_Stated problem_
List each line of the data that holds the string "diagram", please.

○ ○ ○ ○ ○ ○ ○

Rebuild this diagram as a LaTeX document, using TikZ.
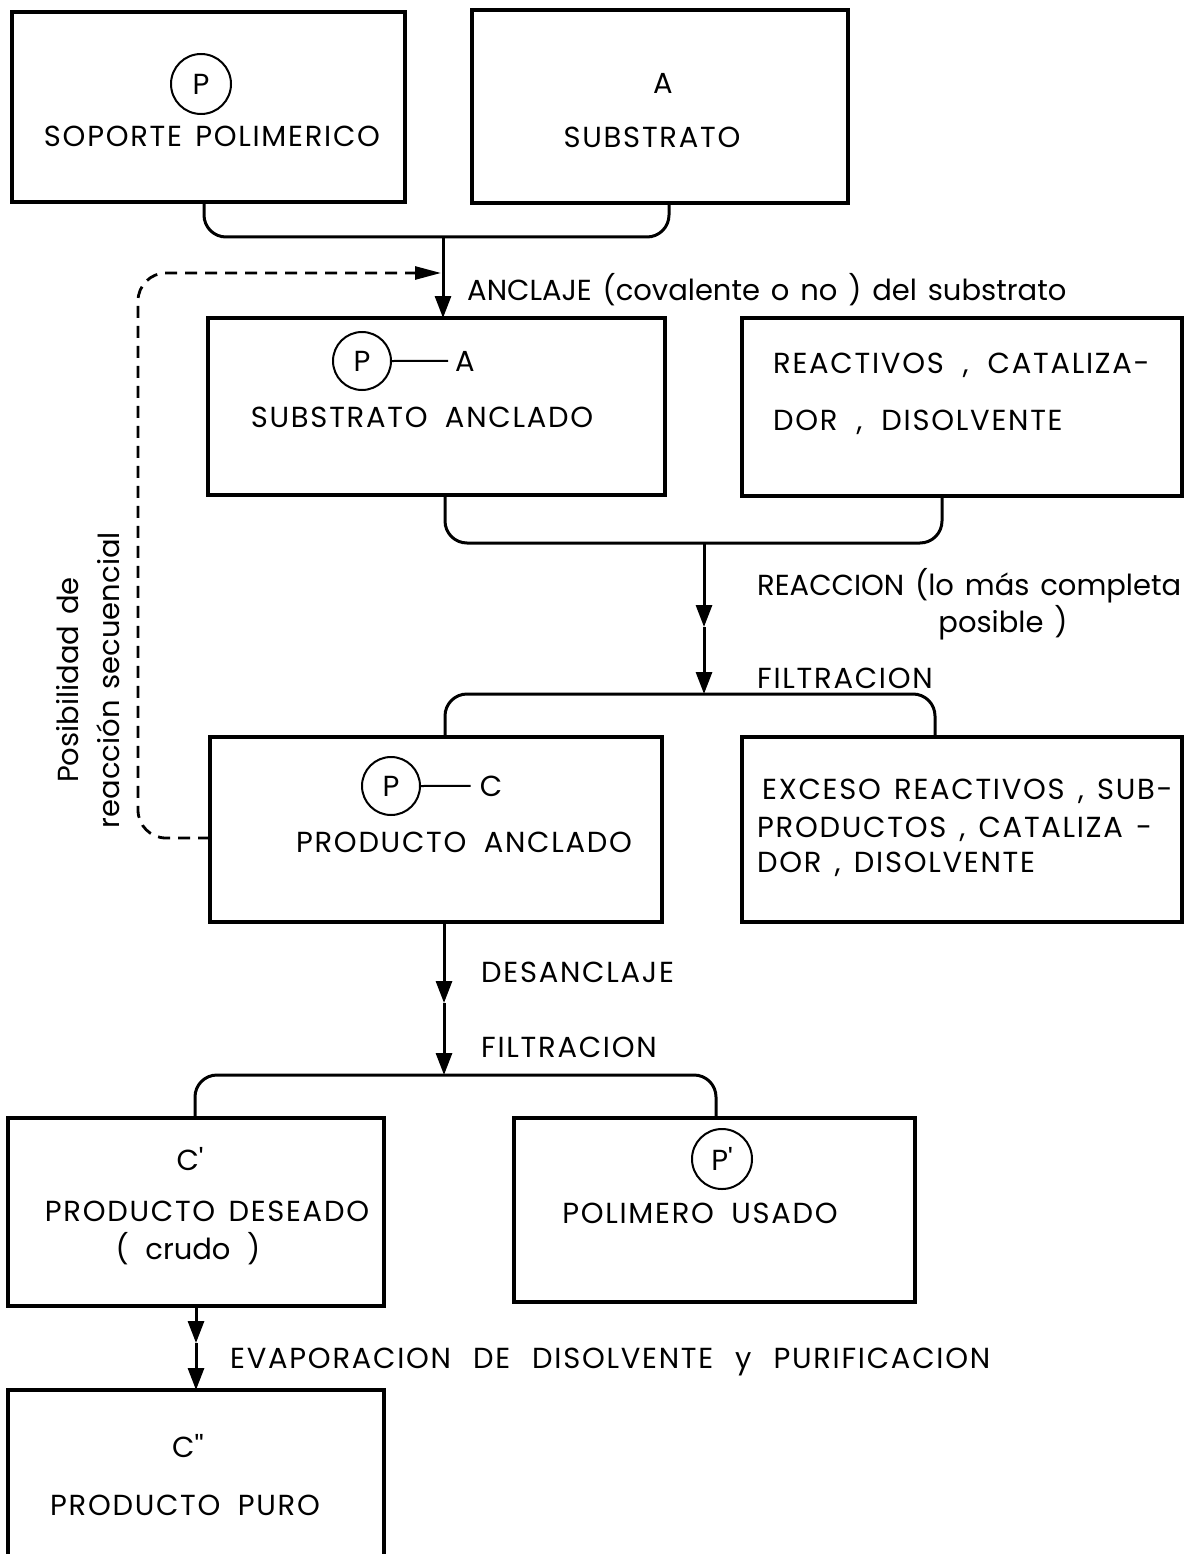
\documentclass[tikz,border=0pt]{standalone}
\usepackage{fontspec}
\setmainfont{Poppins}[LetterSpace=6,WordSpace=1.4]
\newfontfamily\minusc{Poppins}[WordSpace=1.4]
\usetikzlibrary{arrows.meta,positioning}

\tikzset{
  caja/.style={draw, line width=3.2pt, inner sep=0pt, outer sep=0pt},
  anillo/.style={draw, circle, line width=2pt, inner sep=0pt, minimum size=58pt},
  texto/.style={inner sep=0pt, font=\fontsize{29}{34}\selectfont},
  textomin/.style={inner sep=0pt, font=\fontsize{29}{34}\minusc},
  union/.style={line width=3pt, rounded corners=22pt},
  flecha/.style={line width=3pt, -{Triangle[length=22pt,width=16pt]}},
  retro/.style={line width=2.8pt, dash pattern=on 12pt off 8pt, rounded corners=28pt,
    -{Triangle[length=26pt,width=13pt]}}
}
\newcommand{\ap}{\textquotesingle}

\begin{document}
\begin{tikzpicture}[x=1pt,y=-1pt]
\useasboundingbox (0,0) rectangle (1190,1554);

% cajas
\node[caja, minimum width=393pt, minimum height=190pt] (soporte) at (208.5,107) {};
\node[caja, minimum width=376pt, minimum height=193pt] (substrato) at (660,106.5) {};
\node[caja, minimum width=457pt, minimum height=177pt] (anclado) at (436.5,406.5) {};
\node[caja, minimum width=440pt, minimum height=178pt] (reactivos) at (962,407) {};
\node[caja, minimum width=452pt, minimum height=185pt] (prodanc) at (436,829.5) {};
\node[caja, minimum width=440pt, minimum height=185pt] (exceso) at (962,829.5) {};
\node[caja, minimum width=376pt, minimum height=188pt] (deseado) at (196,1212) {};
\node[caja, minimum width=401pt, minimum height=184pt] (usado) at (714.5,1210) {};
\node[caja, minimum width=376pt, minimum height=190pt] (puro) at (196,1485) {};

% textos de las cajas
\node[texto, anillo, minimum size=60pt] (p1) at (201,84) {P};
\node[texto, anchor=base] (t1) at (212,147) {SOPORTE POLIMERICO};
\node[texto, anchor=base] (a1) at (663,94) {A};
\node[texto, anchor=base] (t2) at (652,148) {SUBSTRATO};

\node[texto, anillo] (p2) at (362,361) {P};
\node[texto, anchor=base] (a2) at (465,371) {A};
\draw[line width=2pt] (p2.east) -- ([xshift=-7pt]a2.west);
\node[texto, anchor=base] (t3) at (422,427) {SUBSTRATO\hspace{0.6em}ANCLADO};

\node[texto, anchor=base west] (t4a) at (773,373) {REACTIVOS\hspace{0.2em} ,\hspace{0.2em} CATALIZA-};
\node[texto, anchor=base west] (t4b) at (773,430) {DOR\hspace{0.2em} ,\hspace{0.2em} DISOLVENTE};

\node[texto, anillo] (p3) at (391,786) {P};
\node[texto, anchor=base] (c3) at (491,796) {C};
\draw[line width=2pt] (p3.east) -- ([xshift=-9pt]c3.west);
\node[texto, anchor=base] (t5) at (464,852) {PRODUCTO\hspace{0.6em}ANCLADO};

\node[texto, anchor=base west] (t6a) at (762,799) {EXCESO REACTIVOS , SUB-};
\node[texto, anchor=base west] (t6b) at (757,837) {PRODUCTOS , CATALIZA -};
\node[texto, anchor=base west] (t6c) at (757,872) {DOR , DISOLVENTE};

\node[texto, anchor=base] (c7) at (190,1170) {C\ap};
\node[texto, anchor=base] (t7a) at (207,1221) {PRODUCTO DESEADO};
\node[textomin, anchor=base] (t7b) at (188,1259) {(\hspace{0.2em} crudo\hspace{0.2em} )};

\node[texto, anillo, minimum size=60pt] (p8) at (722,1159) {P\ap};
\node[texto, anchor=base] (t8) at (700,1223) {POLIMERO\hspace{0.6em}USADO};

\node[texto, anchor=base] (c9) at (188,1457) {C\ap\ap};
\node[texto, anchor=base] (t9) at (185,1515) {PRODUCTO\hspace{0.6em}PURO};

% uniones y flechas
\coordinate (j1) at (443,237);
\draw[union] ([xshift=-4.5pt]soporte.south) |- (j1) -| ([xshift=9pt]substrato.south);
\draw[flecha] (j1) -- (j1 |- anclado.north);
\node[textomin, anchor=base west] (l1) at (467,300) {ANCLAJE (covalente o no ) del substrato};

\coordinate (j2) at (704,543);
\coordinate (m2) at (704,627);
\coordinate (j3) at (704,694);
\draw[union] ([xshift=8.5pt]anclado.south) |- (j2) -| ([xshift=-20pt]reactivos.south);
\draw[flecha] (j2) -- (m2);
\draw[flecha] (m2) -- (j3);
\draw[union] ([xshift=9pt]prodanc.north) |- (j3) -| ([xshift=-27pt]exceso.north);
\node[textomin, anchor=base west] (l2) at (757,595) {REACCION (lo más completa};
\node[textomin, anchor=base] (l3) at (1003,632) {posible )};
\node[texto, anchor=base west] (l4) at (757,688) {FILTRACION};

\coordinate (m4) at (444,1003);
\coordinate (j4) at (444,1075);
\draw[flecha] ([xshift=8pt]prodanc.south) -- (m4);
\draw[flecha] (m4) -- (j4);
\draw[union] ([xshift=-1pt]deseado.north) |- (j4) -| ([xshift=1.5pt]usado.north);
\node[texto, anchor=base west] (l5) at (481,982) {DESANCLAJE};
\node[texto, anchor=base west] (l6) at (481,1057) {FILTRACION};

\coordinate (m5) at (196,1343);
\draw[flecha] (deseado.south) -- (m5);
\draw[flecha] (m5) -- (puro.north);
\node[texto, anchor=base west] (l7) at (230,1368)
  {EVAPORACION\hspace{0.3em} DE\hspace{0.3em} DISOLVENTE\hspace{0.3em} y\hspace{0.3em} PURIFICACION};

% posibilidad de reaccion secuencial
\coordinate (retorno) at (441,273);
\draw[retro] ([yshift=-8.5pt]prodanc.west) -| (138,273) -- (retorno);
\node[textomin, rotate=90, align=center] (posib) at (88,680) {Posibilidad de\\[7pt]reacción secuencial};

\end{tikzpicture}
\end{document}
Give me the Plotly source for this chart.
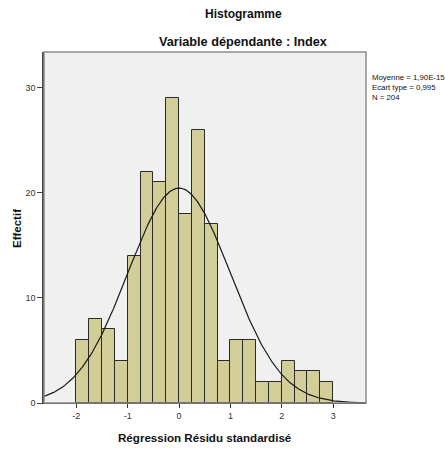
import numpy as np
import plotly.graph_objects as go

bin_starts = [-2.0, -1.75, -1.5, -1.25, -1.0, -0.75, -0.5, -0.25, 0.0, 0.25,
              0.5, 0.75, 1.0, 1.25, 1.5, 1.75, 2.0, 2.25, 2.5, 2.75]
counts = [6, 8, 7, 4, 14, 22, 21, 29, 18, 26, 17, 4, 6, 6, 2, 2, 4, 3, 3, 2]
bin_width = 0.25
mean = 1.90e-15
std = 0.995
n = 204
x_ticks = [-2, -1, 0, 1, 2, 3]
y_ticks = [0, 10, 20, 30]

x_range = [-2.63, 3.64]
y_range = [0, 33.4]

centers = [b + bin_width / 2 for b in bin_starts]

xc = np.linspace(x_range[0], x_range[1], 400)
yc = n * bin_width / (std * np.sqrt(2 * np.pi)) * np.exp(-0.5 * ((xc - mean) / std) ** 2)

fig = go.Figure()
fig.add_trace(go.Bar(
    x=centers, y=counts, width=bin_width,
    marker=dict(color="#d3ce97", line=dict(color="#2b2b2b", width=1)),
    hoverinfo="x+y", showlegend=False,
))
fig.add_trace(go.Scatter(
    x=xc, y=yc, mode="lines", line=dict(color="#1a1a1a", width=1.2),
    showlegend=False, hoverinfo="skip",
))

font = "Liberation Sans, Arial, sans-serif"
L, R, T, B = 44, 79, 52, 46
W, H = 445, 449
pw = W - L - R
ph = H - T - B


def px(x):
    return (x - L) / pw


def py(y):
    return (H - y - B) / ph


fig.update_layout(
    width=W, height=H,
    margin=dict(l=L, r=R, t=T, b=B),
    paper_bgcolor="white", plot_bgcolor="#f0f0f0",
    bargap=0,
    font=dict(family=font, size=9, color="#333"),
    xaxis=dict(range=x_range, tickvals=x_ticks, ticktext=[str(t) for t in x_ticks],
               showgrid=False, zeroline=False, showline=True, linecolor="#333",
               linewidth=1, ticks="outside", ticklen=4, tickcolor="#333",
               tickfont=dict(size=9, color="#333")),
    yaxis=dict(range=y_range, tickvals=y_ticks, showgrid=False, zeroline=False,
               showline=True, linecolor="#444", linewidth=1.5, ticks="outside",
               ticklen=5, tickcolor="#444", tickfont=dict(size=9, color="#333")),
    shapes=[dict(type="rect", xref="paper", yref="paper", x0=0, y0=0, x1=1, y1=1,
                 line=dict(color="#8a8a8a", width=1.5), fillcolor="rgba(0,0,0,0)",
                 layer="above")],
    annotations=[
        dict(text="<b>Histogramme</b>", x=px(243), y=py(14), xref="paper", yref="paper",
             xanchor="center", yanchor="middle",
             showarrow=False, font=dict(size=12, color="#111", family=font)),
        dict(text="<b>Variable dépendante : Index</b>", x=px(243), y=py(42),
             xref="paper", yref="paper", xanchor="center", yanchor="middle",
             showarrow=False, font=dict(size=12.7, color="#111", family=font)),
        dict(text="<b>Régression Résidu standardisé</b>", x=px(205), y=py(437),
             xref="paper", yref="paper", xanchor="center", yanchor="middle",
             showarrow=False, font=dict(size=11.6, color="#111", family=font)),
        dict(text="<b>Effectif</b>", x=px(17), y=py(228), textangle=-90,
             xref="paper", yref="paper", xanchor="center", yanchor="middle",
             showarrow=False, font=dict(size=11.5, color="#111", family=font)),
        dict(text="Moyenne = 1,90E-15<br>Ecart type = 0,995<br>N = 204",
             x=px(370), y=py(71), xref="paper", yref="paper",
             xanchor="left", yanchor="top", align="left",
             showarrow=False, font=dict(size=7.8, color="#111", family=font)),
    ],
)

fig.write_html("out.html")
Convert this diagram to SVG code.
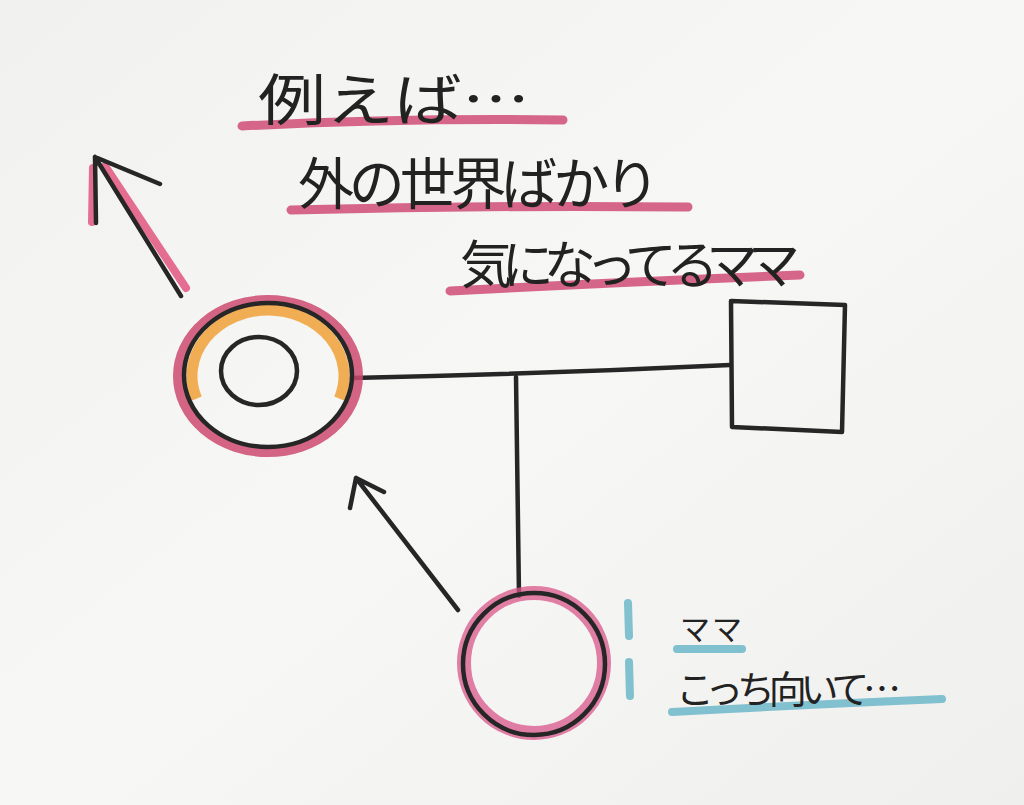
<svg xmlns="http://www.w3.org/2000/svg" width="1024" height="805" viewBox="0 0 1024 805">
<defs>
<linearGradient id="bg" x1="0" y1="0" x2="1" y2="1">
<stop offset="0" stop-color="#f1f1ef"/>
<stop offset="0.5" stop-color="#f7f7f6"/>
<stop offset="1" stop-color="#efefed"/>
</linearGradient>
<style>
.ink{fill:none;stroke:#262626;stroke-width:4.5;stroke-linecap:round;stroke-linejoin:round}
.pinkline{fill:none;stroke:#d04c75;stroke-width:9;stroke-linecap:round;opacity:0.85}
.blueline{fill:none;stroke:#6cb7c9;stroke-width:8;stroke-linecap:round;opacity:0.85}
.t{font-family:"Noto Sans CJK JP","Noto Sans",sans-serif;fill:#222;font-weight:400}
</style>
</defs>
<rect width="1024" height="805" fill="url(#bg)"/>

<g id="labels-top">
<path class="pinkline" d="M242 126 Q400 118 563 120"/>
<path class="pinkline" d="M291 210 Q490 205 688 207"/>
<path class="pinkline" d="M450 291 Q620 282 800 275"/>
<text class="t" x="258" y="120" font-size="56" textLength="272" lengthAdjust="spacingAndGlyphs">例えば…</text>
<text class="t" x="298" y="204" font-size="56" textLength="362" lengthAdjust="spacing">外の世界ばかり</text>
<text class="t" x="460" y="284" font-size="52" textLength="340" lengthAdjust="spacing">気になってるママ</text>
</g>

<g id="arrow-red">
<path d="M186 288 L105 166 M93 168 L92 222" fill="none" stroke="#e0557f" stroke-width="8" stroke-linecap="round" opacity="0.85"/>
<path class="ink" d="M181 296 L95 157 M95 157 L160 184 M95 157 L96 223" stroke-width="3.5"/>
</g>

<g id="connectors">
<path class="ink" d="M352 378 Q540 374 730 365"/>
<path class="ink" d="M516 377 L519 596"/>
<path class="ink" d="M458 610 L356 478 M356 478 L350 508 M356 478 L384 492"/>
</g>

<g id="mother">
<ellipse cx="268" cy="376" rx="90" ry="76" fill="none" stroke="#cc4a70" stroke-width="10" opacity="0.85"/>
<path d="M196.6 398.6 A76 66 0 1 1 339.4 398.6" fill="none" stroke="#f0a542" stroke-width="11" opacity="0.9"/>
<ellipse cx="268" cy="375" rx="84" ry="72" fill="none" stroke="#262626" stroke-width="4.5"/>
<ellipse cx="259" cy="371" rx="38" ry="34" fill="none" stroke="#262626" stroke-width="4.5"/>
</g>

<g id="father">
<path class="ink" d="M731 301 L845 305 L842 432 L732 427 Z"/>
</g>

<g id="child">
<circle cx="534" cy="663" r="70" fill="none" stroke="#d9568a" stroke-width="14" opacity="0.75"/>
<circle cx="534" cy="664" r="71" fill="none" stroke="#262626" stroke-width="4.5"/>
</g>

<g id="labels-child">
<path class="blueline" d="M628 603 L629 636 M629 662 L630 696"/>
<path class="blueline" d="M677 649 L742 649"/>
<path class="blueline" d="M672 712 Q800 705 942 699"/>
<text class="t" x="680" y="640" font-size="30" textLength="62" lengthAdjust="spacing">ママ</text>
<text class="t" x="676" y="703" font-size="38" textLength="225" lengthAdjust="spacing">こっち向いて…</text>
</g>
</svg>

○ ○ ○ ○ ○ ○ ○

_Answer_
Rebuild this diagram as a LaTeX document, using TikZ.
Convert this diagram to SVG code.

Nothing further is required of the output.